§ What you have to do
Below is a listing to write out in full, exactly as given, without its pictures.

---------- Available data ----------

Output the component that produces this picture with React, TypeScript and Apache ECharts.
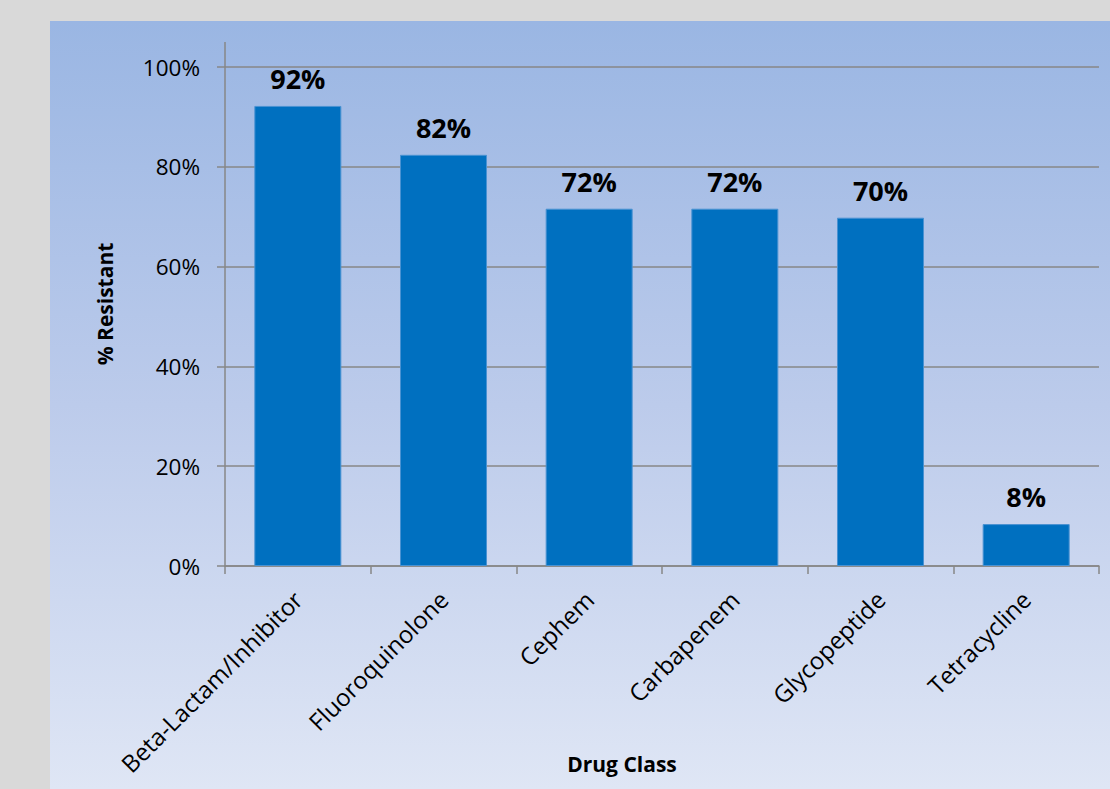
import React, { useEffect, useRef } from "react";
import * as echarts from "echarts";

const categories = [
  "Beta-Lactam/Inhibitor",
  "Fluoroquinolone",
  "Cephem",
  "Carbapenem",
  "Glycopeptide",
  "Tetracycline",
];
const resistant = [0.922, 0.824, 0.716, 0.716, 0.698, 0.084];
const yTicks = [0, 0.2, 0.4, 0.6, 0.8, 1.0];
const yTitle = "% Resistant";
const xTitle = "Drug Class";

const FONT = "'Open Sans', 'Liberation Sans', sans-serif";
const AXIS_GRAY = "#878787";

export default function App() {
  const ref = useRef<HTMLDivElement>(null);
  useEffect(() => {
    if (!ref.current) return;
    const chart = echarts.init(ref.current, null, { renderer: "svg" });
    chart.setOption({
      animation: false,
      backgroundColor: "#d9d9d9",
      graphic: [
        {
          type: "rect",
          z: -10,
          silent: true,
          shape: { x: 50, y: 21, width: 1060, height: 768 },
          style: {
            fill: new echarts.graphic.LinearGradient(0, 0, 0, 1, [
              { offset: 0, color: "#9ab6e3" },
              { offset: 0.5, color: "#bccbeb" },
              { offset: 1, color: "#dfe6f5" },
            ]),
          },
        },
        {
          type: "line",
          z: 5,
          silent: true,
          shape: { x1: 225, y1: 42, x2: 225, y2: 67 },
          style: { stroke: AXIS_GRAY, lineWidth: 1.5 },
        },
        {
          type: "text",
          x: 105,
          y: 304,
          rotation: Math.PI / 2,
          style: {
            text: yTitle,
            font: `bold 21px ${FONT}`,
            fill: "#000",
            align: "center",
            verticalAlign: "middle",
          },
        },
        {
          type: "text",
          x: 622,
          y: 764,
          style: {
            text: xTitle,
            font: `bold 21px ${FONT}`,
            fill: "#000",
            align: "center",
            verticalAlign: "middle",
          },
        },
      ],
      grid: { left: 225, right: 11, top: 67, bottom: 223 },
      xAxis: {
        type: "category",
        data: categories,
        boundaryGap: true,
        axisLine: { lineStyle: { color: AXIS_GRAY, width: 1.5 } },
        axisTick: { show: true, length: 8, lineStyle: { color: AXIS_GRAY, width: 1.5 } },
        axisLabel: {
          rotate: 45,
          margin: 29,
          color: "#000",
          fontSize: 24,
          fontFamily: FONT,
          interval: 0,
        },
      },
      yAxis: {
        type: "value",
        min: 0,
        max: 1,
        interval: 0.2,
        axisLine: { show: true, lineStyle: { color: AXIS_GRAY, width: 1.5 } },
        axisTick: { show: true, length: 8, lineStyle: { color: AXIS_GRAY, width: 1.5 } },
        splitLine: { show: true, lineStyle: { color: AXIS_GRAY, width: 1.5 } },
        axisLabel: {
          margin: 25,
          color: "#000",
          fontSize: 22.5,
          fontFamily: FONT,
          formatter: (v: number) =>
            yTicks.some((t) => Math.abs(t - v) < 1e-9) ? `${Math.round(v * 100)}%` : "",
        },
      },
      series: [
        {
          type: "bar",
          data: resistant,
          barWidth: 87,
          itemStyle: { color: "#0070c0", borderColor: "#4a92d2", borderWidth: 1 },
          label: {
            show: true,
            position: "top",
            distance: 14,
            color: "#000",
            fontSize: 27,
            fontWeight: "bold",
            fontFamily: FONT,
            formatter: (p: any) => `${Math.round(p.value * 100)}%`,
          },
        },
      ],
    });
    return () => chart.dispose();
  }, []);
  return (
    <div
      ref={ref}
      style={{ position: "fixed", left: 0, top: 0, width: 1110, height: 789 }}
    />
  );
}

----------

§ Result of the exercise
Output the component that produces this picture with React, TypeScript and Apache ECharts.
import React, { useEffect, useRef } from "react";
import * as echarts from "echarts";

const categories = [
  "Beta-Lactam/Inhibitor",
  "Fluoroquinolone",
  "Cephem",
  "Carbapenem",
  "Glycopeptide",
  "Tetracycline",
];
const resistant = [0.922, 0.824, 0.716, 0.716, 0.698, 0.084];
const yTicks = [0, 0.2, 0.4, 0.6, 0.8, 1.0];
const yTitle = "% Resistant";
const xTitle = "Drug Class";

const FONT = "'Open Sans', 'Liberation Sans', sans-serif";
const AXIS_GRAY = "#878787";

export default function App() {
  const ref = useRef<HTMLDivElement>(null);
  useEffect(() => {
    if (!ref.current) return;
    const chart = echarts.init(ref.current, null, { renderer: "svg" });
    chart.setOption({
      animation: false,
      backgroundColor: "#d9d9d9",
      graphic: [
        {
          type: "rect",
          z: -10,
          silent: true,
          shape: { x: 50, y: 21, width: 1060, height: 768 },
          style: {
            fill: new echarts.graphic.LinearGradient(0, 0, 0, 1, [
              { offset: 0, color: "#9ab6e3" },
              { offset: 0.5, color: "#bccbeb" },
              { offset: 1, color: "#dfe6f5" },
            ]),
          },
        },
        {
          type: "line",
          z: 5,
          silent: true,
          shape: { x1: 225, y1: 42, x2: 225, y2: 67 },
          style: { stroke: AXIS_GRAY, lineWidth: 1.5 },
        },
        {
          type: "text",
          x: 105,
          y: 304,
          rotation: Math.PI / 2,
          style: {
            text: yTitle,
            font: `bold 21px ${FONT}`,
            fill: "#000",
            align: "center",
            verticalAlign: "middle",
          },
        },
        {
          type: "text",
          x: 622,
          y: 764,
          style: {
            text: xTitle,
            font: `bold 21px ${FONT}`,
            fill: "#000",
            align: "center",
            verticalAlign: "middle",
          },
        },
      ],
      grid: { left: 225, right: 11, top: 67, bottom: 223 },
      xAxis: {
        type: "category",
        data: categories,
        boundaryGap: true,
        axisLine: { lineStyle: { color: AXIS_GRAY, width: 1.5 } },
        axisTick: { show: true, length: 8, lineStyle: { color: AXIS_GRAY, width: 1.5 } },
        axisLabel: {
          rotate: 45,
          margin: 29,
          color: "#000",
          fontSize: 24,
          fontFamily: FONT,
          interval: 0,
        },
      },
      yAxis: {
        type: "value",
        min: 0,
        max: 1,
        interval: 0.2,
        axisLine: { show: true, lineStyle: { color: AXIS_GRAY, width: 1.5 } },
        axisTick: { show: true, length: 8, lineStyle: { color: AXIS_GRAY, width: 1.5 } },
        splitLine: { show: true, lineStyle: { color: AXIS_GRAY, width: 1.5 } },
        axisLabel: {
          margin: 25,
          color: "#000",
          fontSize: 22.5,
          fontFamily: FONT,
          formatter: (v: number) =>
            yTicks.some((t) => Math.abs(t - v) < 1e-9) ? `${Math.round(v * 100)}%` : "",
        },
      },
      series: [
        {
          type: "bar",
          data: resistant,
          barWidth: 87,
          itemStyle: { color: "#0070c0", borderColor: "#4a92d2", borderWidth: 1 },
          label: {
            show: true,
            position: "top",
            distance: 14,
            color: "#000",
            fontSize: 27,
            fontWeight: "bold",
            fontFamily: FONT,
            formatter: (p: any) => `${Math.round(p.value * 100)}%`,
          },
        },
      ],
    });
    return () => chart.dispose();
  }, []);
  return (
    <div
      ref={ref}
      style={{ position: "fixed", left: 0, top: 0, width: 1110, height: 789 }}
    />
  );
}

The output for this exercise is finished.